**Aim**
Extract every line below that contains the word "this".

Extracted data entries
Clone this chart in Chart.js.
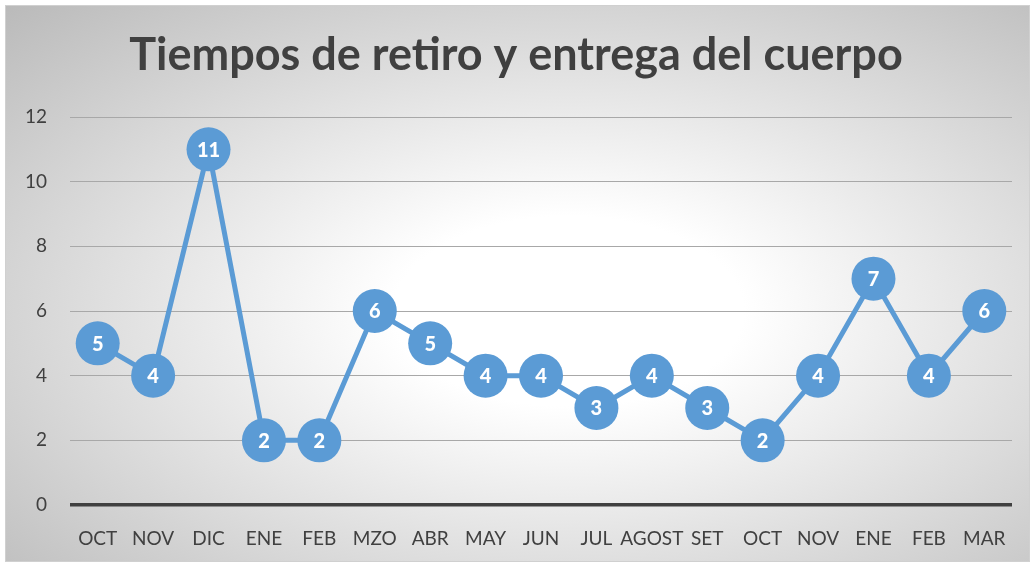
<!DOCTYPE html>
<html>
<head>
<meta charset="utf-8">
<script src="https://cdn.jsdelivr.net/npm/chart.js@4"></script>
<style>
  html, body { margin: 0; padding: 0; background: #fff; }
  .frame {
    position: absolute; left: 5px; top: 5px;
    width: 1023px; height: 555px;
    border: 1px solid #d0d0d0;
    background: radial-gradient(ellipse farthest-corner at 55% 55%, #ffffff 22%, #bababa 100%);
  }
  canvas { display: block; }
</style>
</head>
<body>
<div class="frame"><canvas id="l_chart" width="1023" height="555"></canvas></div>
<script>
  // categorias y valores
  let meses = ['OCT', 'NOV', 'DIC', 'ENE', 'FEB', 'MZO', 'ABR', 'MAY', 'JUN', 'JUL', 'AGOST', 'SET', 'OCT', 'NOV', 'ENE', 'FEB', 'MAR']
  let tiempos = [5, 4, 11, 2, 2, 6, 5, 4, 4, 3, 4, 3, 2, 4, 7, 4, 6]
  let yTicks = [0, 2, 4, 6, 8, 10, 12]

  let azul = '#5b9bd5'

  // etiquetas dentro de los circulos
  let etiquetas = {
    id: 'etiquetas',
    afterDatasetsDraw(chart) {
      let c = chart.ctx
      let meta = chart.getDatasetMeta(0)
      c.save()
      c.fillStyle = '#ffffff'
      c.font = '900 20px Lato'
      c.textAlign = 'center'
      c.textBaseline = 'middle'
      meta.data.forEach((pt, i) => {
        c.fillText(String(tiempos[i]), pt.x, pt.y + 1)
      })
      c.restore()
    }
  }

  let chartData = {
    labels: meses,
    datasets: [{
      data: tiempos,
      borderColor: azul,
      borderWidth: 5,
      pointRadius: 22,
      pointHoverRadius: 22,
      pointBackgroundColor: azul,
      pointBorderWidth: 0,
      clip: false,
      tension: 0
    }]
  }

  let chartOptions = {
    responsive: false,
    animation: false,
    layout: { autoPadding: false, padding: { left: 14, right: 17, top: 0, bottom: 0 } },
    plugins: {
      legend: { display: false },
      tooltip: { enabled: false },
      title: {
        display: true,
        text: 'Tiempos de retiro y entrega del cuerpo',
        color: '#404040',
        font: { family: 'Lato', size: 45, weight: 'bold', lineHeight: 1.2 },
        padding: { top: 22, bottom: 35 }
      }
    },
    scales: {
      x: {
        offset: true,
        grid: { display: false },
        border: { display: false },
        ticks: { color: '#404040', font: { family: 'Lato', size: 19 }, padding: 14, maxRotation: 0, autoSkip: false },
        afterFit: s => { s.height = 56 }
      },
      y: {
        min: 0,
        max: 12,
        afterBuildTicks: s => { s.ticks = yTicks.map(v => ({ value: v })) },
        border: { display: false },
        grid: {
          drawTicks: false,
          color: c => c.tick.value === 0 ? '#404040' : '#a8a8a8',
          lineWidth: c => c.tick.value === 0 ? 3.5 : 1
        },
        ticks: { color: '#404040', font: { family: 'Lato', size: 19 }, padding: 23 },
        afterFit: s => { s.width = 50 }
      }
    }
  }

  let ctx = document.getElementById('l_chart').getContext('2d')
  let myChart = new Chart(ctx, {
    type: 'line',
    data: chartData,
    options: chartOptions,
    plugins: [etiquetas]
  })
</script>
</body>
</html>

---

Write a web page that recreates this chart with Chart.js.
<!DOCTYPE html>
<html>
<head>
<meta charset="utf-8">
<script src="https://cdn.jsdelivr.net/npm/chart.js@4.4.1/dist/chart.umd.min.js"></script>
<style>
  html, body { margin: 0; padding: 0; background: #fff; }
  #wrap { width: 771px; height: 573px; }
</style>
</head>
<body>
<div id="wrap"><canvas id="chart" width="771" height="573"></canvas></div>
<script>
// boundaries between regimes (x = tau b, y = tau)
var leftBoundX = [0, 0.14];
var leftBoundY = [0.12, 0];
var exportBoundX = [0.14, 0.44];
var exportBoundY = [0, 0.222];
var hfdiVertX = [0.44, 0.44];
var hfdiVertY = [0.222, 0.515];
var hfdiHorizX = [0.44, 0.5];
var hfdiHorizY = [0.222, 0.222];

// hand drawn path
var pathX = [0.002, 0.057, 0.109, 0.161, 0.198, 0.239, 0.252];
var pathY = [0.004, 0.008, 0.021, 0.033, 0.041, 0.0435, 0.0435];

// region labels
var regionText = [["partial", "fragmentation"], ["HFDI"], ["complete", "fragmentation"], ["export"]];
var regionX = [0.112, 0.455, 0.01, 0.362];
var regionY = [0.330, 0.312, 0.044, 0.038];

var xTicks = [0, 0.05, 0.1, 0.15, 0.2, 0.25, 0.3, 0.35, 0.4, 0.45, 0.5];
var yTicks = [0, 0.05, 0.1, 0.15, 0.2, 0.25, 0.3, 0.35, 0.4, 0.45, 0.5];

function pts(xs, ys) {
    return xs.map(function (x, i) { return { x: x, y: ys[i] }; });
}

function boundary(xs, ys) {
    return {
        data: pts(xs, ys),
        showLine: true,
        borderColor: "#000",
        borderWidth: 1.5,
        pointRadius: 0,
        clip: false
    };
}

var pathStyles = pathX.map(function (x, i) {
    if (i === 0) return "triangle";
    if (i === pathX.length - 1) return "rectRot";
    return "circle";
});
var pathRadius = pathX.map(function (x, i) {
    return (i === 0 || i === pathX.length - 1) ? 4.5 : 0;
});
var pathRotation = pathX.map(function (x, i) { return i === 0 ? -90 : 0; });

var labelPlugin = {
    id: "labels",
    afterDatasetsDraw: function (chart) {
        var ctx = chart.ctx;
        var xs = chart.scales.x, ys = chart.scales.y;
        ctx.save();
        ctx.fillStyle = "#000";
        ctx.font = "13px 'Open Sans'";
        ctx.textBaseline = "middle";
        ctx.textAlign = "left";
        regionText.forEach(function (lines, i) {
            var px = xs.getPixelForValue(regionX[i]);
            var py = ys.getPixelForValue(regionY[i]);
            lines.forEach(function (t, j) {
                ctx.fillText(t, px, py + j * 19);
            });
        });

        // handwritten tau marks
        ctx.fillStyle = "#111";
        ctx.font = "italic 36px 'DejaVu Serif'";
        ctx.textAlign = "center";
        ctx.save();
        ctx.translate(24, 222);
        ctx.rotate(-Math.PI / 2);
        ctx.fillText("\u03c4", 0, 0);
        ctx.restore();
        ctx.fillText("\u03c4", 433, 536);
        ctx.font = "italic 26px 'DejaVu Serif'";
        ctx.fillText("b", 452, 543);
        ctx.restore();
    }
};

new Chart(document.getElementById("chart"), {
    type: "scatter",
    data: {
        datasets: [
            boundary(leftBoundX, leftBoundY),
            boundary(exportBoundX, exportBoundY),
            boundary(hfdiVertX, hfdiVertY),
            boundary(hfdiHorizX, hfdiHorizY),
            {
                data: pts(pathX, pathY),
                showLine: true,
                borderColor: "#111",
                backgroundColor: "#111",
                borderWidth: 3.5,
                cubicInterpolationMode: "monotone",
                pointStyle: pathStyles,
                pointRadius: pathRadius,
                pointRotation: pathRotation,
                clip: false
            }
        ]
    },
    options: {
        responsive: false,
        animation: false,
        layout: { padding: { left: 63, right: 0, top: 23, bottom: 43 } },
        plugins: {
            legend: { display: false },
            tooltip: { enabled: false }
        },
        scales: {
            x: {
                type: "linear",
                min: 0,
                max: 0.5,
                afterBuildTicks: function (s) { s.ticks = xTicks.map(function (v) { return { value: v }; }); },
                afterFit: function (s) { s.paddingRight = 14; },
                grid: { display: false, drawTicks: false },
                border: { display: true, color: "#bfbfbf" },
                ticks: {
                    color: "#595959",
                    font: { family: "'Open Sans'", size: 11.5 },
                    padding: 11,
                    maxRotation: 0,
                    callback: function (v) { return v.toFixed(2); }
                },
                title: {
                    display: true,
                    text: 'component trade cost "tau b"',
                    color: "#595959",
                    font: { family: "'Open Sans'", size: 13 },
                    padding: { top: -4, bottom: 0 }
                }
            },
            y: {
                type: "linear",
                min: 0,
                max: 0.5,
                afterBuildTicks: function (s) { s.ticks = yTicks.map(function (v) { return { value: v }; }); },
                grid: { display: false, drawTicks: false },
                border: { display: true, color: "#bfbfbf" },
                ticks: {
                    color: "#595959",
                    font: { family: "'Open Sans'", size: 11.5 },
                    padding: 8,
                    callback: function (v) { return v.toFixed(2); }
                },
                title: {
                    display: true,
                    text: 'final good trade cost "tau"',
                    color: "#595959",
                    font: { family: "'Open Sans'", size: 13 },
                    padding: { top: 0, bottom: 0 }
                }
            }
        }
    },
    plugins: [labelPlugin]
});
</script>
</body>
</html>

...

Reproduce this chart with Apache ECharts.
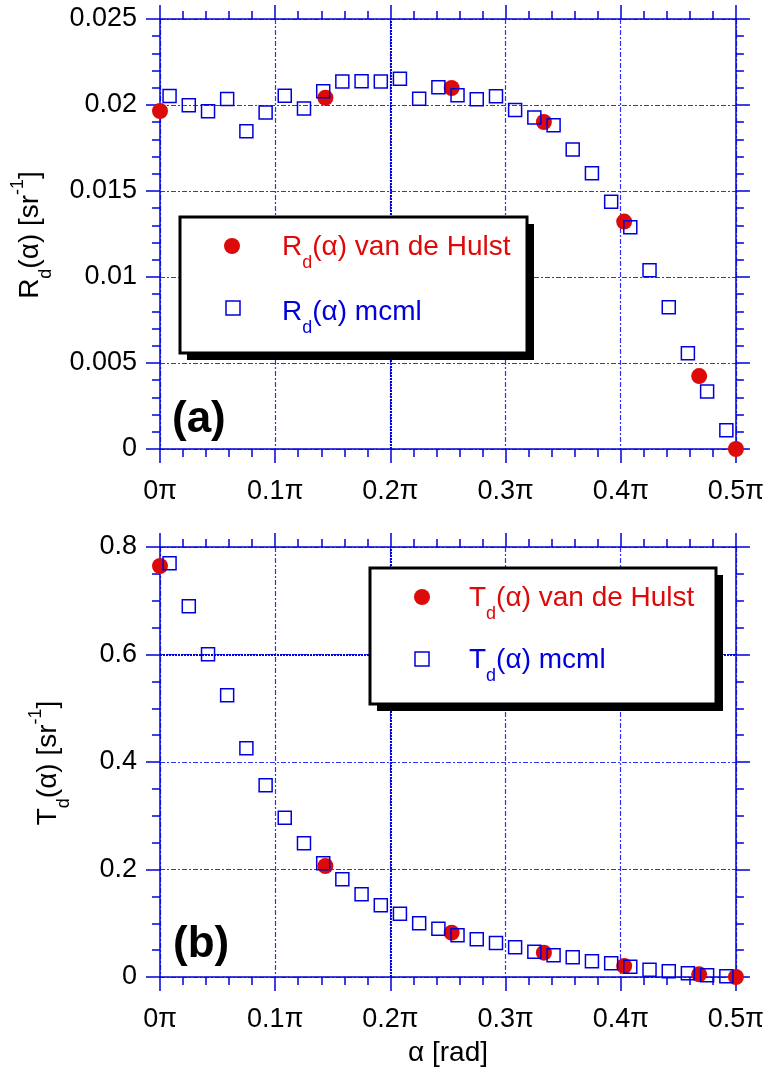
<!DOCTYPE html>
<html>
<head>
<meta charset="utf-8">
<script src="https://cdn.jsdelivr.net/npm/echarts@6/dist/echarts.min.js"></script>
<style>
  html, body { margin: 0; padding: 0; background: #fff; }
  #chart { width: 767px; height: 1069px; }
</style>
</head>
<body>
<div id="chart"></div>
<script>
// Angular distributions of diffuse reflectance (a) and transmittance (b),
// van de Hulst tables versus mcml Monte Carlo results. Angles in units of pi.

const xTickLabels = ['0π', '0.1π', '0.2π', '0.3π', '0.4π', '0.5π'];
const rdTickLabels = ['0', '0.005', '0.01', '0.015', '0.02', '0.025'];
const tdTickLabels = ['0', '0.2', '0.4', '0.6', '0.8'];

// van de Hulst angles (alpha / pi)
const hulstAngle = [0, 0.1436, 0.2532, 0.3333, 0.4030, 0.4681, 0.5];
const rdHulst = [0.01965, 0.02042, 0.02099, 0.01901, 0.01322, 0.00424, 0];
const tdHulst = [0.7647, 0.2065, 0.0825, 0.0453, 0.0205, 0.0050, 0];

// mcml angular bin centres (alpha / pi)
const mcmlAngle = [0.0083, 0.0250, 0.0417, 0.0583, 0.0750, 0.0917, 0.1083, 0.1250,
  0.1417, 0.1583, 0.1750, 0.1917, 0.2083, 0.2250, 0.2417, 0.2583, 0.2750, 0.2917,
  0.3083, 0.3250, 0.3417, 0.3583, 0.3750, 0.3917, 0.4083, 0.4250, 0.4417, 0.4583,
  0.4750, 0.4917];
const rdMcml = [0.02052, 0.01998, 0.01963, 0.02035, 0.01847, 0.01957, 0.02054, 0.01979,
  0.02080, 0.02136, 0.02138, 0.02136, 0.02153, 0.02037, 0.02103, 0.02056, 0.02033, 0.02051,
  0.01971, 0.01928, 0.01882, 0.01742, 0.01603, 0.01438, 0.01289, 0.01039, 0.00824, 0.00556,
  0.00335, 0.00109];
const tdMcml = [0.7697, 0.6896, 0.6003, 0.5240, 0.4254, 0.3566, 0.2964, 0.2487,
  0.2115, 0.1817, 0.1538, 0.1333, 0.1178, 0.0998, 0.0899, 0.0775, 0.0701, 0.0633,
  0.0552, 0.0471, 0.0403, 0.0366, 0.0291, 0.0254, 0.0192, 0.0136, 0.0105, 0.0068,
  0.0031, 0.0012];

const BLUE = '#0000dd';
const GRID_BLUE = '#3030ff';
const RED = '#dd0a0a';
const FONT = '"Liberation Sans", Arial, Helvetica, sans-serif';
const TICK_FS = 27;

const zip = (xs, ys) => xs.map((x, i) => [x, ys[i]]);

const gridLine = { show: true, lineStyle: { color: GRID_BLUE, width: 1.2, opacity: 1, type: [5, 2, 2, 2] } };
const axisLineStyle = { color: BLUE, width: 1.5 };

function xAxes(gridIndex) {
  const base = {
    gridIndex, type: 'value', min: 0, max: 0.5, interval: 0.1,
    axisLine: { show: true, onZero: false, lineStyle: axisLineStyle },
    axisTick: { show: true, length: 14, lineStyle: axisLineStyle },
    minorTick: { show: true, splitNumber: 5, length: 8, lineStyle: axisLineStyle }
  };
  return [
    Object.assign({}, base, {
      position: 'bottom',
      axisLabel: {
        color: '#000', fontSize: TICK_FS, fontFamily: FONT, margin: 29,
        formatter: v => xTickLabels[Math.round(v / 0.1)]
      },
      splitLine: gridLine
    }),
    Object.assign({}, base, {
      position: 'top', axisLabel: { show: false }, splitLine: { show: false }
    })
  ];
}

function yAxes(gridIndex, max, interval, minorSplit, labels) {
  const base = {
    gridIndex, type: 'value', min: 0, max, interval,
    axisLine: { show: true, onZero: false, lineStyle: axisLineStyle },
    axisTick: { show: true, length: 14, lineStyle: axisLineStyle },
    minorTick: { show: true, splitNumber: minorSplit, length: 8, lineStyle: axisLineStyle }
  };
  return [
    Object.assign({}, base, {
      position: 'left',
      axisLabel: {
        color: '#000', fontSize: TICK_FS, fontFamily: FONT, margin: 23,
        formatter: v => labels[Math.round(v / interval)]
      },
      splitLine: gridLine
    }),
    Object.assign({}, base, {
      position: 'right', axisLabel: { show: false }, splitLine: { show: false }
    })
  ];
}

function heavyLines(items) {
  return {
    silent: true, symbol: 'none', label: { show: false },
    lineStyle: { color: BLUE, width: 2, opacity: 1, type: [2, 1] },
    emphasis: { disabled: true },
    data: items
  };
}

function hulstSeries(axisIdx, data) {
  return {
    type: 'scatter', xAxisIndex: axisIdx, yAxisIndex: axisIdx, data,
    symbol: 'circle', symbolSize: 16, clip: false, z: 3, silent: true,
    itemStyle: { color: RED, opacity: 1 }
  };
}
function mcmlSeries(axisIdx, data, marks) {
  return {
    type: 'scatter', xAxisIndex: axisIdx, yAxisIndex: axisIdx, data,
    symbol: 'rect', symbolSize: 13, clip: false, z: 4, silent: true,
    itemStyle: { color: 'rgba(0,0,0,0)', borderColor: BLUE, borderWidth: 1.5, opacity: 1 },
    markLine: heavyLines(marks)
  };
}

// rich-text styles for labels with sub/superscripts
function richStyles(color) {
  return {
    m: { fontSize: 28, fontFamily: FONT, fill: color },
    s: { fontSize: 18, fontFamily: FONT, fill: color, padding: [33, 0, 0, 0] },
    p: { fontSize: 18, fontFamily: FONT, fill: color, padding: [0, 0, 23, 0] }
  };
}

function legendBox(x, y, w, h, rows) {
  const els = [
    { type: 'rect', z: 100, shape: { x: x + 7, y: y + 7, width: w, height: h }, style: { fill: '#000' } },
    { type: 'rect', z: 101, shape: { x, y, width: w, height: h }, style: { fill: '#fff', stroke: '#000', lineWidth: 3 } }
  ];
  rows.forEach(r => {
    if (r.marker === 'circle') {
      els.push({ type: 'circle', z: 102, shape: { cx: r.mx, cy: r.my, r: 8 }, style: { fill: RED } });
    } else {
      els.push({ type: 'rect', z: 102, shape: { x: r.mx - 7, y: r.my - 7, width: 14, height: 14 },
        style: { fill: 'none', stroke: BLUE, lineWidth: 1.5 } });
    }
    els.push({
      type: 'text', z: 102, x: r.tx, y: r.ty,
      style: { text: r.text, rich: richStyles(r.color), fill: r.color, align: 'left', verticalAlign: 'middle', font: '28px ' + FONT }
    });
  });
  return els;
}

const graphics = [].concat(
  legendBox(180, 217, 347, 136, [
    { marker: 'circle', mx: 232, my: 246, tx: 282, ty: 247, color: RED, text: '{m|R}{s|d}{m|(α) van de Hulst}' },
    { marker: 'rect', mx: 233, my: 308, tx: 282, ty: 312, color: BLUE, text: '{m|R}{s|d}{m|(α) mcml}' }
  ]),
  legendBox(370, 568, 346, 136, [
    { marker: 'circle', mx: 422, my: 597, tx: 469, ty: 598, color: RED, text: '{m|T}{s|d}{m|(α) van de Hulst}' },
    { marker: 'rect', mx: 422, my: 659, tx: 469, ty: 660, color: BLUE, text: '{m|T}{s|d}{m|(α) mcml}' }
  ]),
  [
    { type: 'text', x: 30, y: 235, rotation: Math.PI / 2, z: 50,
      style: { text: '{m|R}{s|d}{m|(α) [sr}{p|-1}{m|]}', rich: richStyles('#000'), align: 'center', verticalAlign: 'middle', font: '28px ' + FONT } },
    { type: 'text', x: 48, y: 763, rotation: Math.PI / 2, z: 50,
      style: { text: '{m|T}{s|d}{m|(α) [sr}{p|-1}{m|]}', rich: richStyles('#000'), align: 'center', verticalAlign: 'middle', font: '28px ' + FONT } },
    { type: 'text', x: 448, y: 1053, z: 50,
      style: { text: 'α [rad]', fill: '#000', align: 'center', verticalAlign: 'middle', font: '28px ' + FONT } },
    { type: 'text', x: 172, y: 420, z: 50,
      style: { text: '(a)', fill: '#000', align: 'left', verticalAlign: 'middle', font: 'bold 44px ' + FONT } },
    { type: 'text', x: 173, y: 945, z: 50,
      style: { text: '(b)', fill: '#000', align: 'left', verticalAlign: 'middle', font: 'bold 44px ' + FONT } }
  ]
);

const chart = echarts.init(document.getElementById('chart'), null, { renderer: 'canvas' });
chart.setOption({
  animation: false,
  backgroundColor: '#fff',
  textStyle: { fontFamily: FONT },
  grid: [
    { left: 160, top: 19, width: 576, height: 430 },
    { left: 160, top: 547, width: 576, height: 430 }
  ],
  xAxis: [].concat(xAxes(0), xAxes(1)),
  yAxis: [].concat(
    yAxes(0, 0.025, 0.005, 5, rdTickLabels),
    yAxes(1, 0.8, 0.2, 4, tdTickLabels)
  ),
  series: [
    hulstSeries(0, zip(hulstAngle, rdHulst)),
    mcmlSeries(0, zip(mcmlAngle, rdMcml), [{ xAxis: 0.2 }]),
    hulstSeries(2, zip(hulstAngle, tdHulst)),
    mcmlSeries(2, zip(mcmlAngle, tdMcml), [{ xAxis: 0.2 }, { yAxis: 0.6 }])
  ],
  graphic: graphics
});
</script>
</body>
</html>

**Task result**
Clone this chart in Chart.js.
Write a web page that recreates this chart with Chart.js.
Reproduce this chart with Apache ECharts.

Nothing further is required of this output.